> [Exercise directions]:
Write out, word for word, every line from the first one through the line that holds "const storyName = (s: number)", and nothing else; skip the pictures.

— start Data shown —

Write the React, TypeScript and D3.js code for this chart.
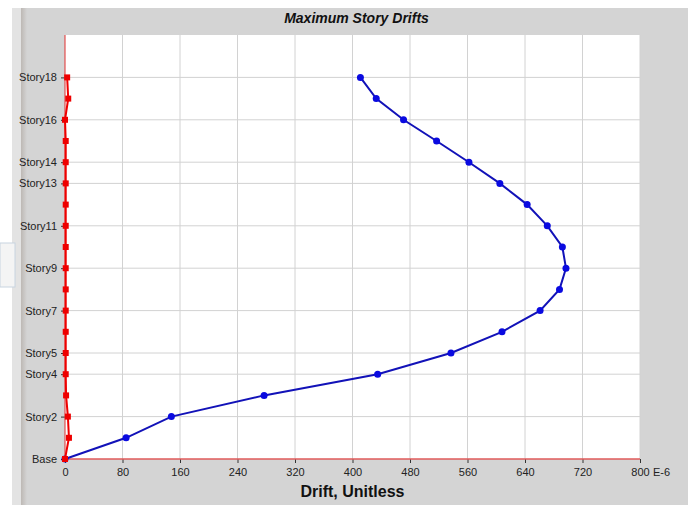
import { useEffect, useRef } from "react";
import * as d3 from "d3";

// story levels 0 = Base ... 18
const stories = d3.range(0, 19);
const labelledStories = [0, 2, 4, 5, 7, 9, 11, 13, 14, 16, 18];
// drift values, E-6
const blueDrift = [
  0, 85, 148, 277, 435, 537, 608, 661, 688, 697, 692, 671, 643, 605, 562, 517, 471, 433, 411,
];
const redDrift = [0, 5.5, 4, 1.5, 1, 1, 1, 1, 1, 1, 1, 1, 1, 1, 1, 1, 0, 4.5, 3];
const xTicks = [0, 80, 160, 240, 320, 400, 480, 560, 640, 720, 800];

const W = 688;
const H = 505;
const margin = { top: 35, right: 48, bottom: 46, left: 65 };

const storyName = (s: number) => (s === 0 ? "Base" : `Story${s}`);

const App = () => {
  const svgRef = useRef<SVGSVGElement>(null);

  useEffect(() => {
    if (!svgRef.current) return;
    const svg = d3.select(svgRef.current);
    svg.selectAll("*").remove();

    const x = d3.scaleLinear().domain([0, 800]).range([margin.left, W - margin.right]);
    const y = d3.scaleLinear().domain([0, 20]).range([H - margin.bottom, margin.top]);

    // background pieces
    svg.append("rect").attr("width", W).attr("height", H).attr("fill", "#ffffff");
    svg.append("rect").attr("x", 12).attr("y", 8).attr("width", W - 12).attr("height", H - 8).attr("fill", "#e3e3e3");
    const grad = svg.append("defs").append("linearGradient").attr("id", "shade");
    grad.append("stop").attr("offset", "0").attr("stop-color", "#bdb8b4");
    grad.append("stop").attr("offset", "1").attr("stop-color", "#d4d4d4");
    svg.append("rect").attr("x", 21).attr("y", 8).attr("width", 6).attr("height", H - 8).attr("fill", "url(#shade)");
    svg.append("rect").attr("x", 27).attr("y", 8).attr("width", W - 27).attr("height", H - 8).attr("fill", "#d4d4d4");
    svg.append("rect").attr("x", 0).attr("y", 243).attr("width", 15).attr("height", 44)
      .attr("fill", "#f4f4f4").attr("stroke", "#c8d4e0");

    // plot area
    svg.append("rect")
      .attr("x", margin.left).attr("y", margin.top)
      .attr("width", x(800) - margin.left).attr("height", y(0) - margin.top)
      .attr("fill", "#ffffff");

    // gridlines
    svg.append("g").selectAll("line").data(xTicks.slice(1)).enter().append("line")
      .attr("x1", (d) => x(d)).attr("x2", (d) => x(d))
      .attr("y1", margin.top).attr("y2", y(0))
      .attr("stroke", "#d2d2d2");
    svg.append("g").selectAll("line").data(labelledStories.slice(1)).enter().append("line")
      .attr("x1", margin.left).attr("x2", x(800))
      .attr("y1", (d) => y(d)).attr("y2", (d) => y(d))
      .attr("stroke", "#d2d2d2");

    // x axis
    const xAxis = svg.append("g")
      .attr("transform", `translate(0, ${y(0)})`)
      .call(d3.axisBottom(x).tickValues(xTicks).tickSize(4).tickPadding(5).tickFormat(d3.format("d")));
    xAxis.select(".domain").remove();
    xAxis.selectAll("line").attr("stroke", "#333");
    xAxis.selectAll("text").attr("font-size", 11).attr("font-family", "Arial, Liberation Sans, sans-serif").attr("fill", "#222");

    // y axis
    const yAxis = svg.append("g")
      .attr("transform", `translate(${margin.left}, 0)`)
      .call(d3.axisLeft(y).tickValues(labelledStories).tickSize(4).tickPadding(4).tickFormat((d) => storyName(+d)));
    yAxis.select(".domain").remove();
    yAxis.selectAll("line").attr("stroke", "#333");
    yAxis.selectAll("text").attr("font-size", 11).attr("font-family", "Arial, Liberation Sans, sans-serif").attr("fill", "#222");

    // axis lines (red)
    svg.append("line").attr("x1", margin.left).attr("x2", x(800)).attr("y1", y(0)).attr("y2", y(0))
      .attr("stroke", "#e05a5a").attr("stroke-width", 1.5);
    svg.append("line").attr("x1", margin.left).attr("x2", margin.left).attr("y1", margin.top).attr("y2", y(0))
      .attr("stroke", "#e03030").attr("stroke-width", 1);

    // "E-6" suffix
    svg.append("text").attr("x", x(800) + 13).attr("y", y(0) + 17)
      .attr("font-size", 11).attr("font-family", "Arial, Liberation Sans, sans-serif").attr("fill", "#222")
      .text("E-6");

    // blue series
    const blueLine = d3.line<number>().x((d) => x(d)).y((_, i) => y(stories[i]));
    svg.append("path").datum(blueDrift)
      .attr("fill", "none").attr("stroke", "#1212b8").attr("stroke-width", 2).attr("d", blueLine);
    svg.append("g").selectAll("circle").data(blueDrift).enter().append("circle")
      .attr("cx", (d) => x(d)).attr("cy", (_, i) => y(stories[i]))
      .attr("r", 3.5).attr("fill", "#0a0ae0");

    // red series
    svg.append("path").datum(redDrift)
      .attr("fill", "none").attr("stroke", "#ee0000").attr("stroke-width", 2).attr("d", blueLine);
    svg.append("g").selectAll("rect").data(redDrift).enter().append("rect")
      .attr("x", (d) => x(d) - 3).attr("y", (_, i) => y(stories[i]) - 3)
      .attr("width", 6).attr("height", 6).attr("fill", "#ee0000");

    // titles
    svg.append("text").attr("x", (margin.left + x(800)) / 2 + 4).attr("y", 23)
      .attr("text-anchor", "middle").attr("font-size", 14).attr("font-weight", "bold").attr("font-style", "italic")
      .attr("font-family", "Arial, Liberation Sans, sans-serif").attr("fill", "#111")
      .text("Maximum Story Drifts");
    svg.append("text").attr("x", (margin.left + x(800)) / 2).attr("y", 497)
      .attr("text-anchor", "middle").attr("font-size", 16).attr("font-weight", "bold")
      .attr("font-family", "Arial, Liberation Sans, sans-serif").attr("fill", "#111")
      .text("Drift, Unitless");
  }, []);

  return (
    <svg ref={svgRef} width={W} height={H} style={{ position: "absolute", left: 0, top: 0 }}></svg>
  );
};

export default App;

— end Data shown —

> [Answer in full]:
Write the React, TypeScript and D3.js code for this chart.
import { useEffect, useRef } from "react";
import * as d3 from "d3";

// story levels 0 = Base ... 18
const stories = d3.range(0, 19);
const labelledStories = [0, 2, 4, 5, 7, 9, 11, 13, 14, 16, 18];
// drift values, E-6
const blueDrift = [
  0, 85, 148, 277, 435, 537, 608, 661, 688, 697, 692, 671, 643, 605, 562, 517, 471, 433, 411,
];
const redDrift = [0, 5.5, 4, 1.5, 1, 1, 1, 1, 1, 1, 1, 1, 1, 1, 1, 1, 0, 4.5, 3];
const xTicks = [0, 80, 160, 240, 320, 400, 480, 560, 640, 720, 800];

const W = 688;
const H = 505;
const margin = { top: 35, right: 48, bottom: 46, left: 65 };

const storyName = (s: number) => (s === 0 ? "Base" : `Story${s}`);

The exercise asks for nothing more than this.